Higher global interest rates also put pressure on the Bank of Japan (BOJ) to maintain higher interest rates, otherwise the Japanese yen “would continue to depreciate.”

While global trade has declined, Asian trade volumes have proved “surprisingly resilient” he said, with China gaining market share against other economies and moving up the value-add chain in areas such as solar panels, wind turbines, petrochemicals and electric vehicles (EVs).

Neumann said China’s “excess capacity” resulted from Beijing’s industrial policy together with weak demand, with the GDP deflator showing deflation in China. Nevertheless, the Chinese authorities appeared reluctant to prop up demand.

“You don’t see stimulus coming through and that’s exacerbating the deflation pressures in the Chinese economy. That means Chinese exporters are becoming very competitive and taking market share from others,” he said.

Investment accounts for almost half of China’s GDP, and while property investment has declined, manufacturing investment has accelerated, resulting in greater overcapacity.

“China is sitting on enormous amounts of excess steel capacity—they are exporting steel at 30% lower cost than other countries,” he said. This has resulted in lower steel costs for Chinese exporters of whitegoods, ships and EVs, with the Chinese also ramping up investment in industries such as semiconductors.

“China’s export prices have collapsed—and this is extremely hard for any competitor. China is moving up the value-add chain and is competing with more advanced industrial countries, like Germany, South Korea, Taiwan and Japan,” he said.

As a result, countries like Germany and Japan need weaker exchange rates to maintain their competitiveness against Chinese goods.

“That’s why we think the BOJ will be very gradual in its interest rate increases. We’re not convinced the BOJ has a big interest in seeing the yen surge. And if the currency goes below 145 or 140 yen [versus the US dollar] that’s when the competitive threat from China starts to kick in again,” he said.

“Essentially the BOJ only has limited room to raise rates; too sharp an increase in interest rates risks undermining some of the hard-won gains in Japanese inflation in recent years,” he said.

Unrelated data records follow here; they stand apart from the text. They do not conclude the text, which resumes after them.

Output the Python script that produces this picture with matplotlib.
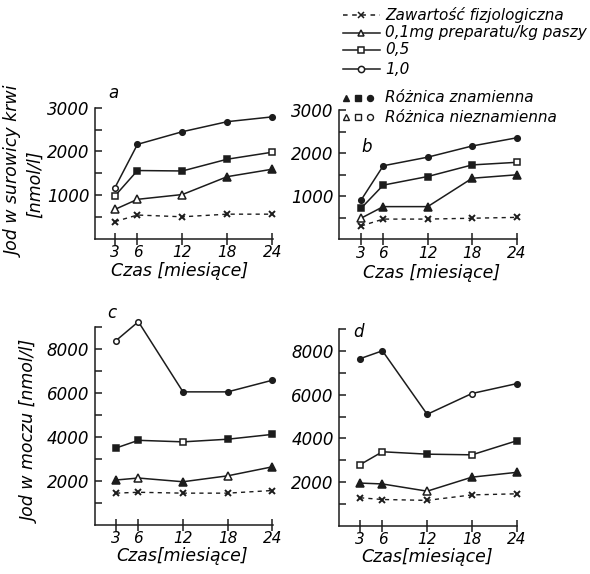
import matplotlib
matplotlib.use('Agg')
import matplotlib.pyplot as plt
from matplotlib.lines import Line2D

plt.rcParams['font.family'] = ['DejaVu Sans']
plt.rcParams['font.style'] = 'italic'

W, H = 590, 574
INK = '#1c1c1c'

months = [3, 6, 12, 18, 24]

# a: jod w surowicy krwi (grupa 1)
a_fizjol = [390, 540, 500, 560, 560]
a_01 = [670, 900, 1010, 1420, 1590]
a_05 = [980, 1560, 1550, 1820, 1980]
a_10 = [1170, 2160, 2450, 2680, 2790]
# b: jod w surowicy krwi (grupa 2)
b_fizjol = [310, 470, 470, 490, 510]
b_01 = [490, 760, 760, 1420, 1500]
b_05 = [720, 1260, 1460, 1730, 1790]
b_10 = [910, 1710, 1910, 2170, 2360]
# c: jod w moczu (grupa 1)
c_fizjol = [1430, 1470, 1430, 1430, 1550]
c_01 = [2030, 2120, 1950, 2220, 2630]
c_05 = [3490, 3840, 3770, 3890, 4110]
c_10 = [8390, 9250, 6050, 6050, 6580]
# d: jod w moczu (grupa 2)
d_fizjol = [1290, 1210, 1170, 1420, 1470]
d_01 = [1960, 1920, 1590, 2230, 2450]
d_05 = [2800, 3390, 3280, 3250, 3890]
d_10 = [7640, 8000, 5100, 6050, 6500]

# czy różnica znamienna (pełny znacznik)
a_sig = {'01': [0, 0, 0, 1, 1], '05': [0, 1, 1, 1, 0], '10': [0, 1, 1, 1, 1]}
b_sig = {'01': [0, 1, 1, 1, 1], '05': [1, 1, 1, 1, 0], '10': [1, 1, 1, 1, 1]}
c_sig = {'01': [1, 0, 1, 0, 1], '05': [1, 1, 0, 1, 1], '10': [0, 0, 1, 1, 1]}
d_sig = {'01': [1, 1, 0, 1, 1], '05': [0, 0, 1, 0, 1], '10': [1, 1, 1, 0, 1]}

MK = {'01': ('^', 5.5), '05': ('s', 4.8), '10': ('o', 4.0)}

fig = plt.figure(figsize=(W / 100, H / 100), dpi=100, facecolor='white')


def px_axes(x0, x1, y0, y1):
    """axes z pikseli (lewo, prawo, dół, góra)"""
    return fig.add_axes([x0 / W, 1 - y0 / H, (x1 - x0) / W, (y0 - y1) / H])


def fx(px):
    return px / W


def fy(py):
    return 1 - py / H


def panel(ax, fiz, s01, s05, s10, sig, xlim, ymax, ystep, ylab_step):
    ax.plot(months, fiz, ls=(0, (3, 3)), color=INK, lw=1.0,
            marker='x', ms=4.5, mew=1.4, clip_on=False)
    for key, vals in (('01', s01), ('05', s05), ('10', s10)):
        m, ms = MK[key]
        ax.plot(months, vals, '-', color=INK, lw=1.1, clip_on=False)
        for xv, yv, f in zip(months, vals, sig[key]):
            ax.plot(xv, yv, marker=m, ms=ms, mew=1.1, mec=INK,
                    mfc=INK if f else 'white', zorder=3, clip_on=False)
    ax.set_xlim(*xlim)
    ax.set_ylim(0, ymax)
    for s in ('top', 'right'):
        ax.spines[s].set_visible(False)
    for s in ('left', 'bottom'):
        ax.spines[s].set_color(INK)
        ax.spines[s].set_linewidth(1.1)
    ax.set_xticks(months)
    ax.set_xticklabels([str(m) for m in months], fontsize=11)
    ax.tick_params(axis='x', direction='inout', length=8, width=1.1,
                   color=INK, pad=0.5)
    yt = list(range(ystep, ymax + 1, ystep))
    ax.set_yticks(yt)
    ax.set_yticklabels([str(v) if v % ylab_step == 0
                        and not (ymax > 3000 and v == ymax) else ''
                        for v in yt], fontsize=12)
    ax.tick_params(axis='y', direction='in', length=5, width=1.1,
                   color=INK, pad=4)
    ax.patch.set_alpha(0)


# pozycje osi w pikselach (wyliczone z rysunku)
ax_a = px_axes(95, 273, 238.6, 107.7)
panel(ax_a, a_fizjol, a_01, a_05, a_10, a_sig, (0.33, 24.1), 3000, 500, 1000)
ax_b = px_axes(339, 517.4, 239.3, 110.3)
panel(ax_b, b_fizjol, b_01, b_05, b_10, b_sig, (0.03, 24.1), 3000, 500, 1000)
ax_c = px_axes(95, 273, 524.5, 327.2)
panel(ax_c, c_fizjol, c_01, c_05, c_10, c_sig, (0.17, 24.1), 9000, 1000, 2000)
ax_d = px_axes(339.3, 517.4, 526, 328.9)
panel(ax_d, d_fizjol, d_01, d_05, d_10, d_sig, (0.22, 24.1), 9000, 1000, 2000)

# litery paneli
fig.text(fx(113), fy(93), 'a', fontsize=12, ha='center', va='center')
fig.text(fx(367), fy(147), 'b', fontsize=12, ha='center', va='center')
fig.text(fx(112), fy(313), 'c', fontsize=12, ha='center', va='center')
fig.text(fx(358), fy(332), 'd', fontsize=12, ha='center', va='center')

# opisy osi
fig.text(fx(15), fy(172), 'Jod w surowicy krwi', fontsize=12.5, rotation=90,
         ha='center', va='center')
fig.text(fx(35), fy(184), '[nmol/l]', fontsize=12.5, rotation=90,
         ha='center', va='center')
fig.text(fx(31), fy(432), 'Jod w moczu [nmol/l]', fontsize=12.5, rotation=90,
         ha='center', va='center')
fig.text(fx(180), fy(271), 'Czas [miesiące]', fontsize=12.5, ha='center', va='center')
fig.text(fx(432), fy(273), 'Czas [miesiące]', fontsize=12.5, ha='center', va='center')
fig.text(fx(182), fy(556), 'Czas[miesiące]', fontsize=12.5, ha='center', va='center')
fig.text(fx(427), fy(557), 'Czas[miesiące]', fontsize=12.5, ha='center', va='center')

# legenda
leg_rows = [
    (15, (0, (3, 3)), 'x', 'Zawartość fizjologiczna'),
    (33, '-', '^', '0,1mg preparatu/kg paszy'),
    (50, '-', 's', '0,5'),
    (69, '-', 'o', '1,0'),
]
for py, ls, m, label in leg_rows:
    fig.add_artist(Line2D([fx(343), fx(380)], [fy(py), fy(py)], ls=ls,
                          color=INK, lw=1.1))
    fig.add_artist(Line2D([fx(361)], [fy(py)], marker=m, ms=4.5, mew=1.1,
                          mec=INK, mfc='white', ls='none'))
    fig.text(fx(385), fy(py), label, fontsize=11, va='center')

for py, fill, label in ((98, True, 'Różnica znamienna'),
                        (117, False, 'Różnica nieznamienna')):
    for px, m in ((346, '^'), (358, 's'), (370, 'o')):
        fig.add_artist(Line2D([fx(px)], [fy(py)], marker=m, ms=4.3, mew=1.0,
                              mec=INK, mfc=INK if fill else 'white', ls='none'))
    fig.text(fx(385), fy(py), label, fontsize=11, va='center')

fig.savefig('out.png', dpi=100, facecolor='white')
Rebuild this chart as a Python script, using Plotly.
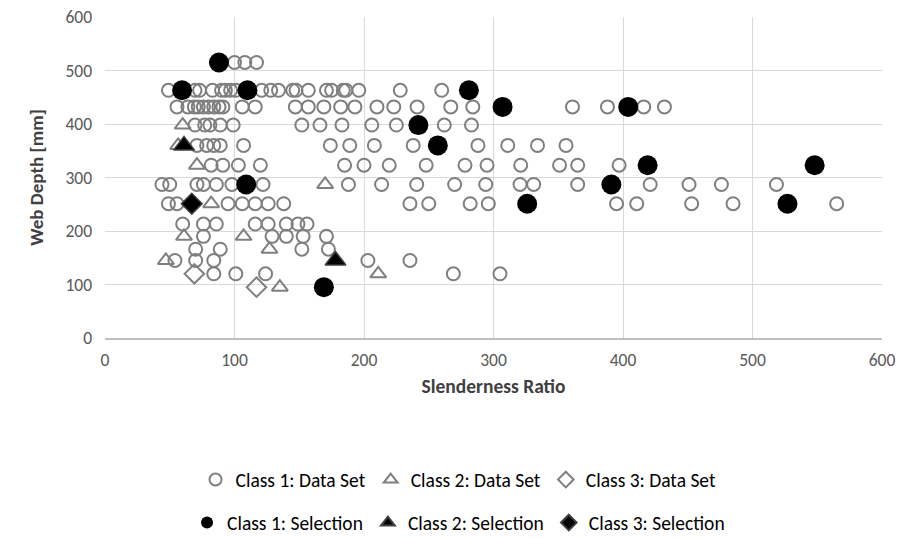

Ulgen said emerging markets (EM) were now a more “bottom-up” investment strategy rather than “top down,” resembling a stock selection process.

 

 

“As the squeeze turns to ease in financial conditions, a lower global cost of funding is enough reason to be hopeful about the EM outlook in 2024,” he said.

“Nonetheless, the current ‘goldilocksy’ world view sets the bar to disappointment rather low. A growth surprise is possible, while an inflation surprise is also entirely feasible.”

Asked about the next world recession, Neumann said the global economy remains resilient despite all the “negative headlines.” He pointed to financial systems having strengthened since the global financial crisis, while structural drivers such as green energy also bolster growth prospects.

On Japan, Neumann said the key was “babies and productivity.”

“We’ve had encouraging news from Japan with inflation coming back … but that in itself doesn’t guarantee growth,” he said.

“We can try and encourage Japanese to have more babies … but we need to think harder about immigration. There are 3.2 million foreign workers here in Japan. How can we double that number? The more we put structures in place to allow this, the better.”

He added: “The second factor is productivity. With fewer workers you need to be more productive. Service sector productivity in Japan is still woefully inefficient, and that requires regulatory changes, tax incentives, upgrades of the IT infrastructure—there’s plenty of low-hanging fruit.”